American actor (born 1969)

Jonathan Slavin (born November 8, 1969) is an American actor.

==Early life==
Slavin was born in Camp Lejeune, North Carolina and raised in Wilkes-Barre, Pennsylvania.

==Career==
Slavin portrayed illustrator Byron Togler on the Fox network's sitcom Andy Richter Controls the Universe, Ogo on the CGI animated show Robot and Monster, and scientist Phil Myman on ABC's sitcom Better Off Ted. He appeared as a member the main cast of Dr. Ken and The Republic of Sarah and as a recurring character on Speechless and Santa Clarita Diet.

Slavin has also had guest roles on series such as Dharma & Greg, Castle, Grey's Anatomy, My Name Is Earl, Summerland, Friends, Grimm, Weeds, Wings, ER, Chicago Hope, Ugly Betty, CSI: Crime Scene Investigation, Bones, Better with You, Raising Hope, The Finder, Grace and Frankie and Friends with Better Lives.

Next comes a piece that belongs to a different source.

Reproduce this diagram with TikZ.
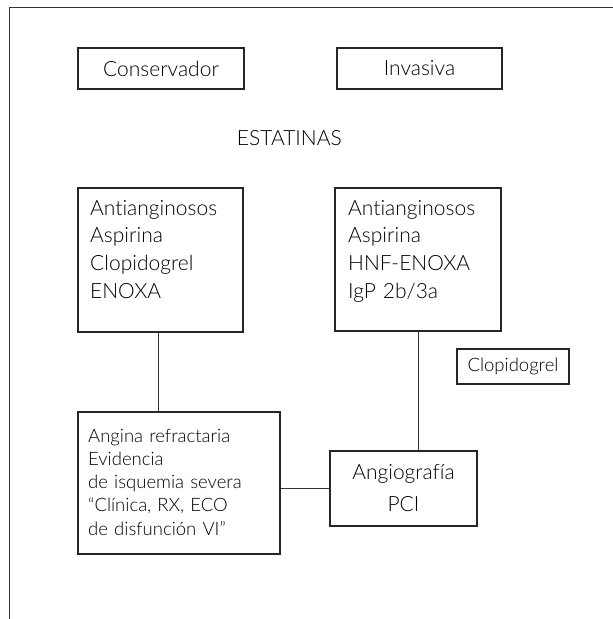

He has also appeared in such feature films as Free Enterprise, Race to Witch Mountain, Backwoods, A Cinderella Story, Dirty Girl, and Love & Mercy.

In January 2023, he returned to the stage in Home Front.

==Personal life==
Slavin is Jewish. He is gay and in July 2016 he married his partner of 22 years. He is also a vegan and animal rights activist, with a large menagerie of adopted pets.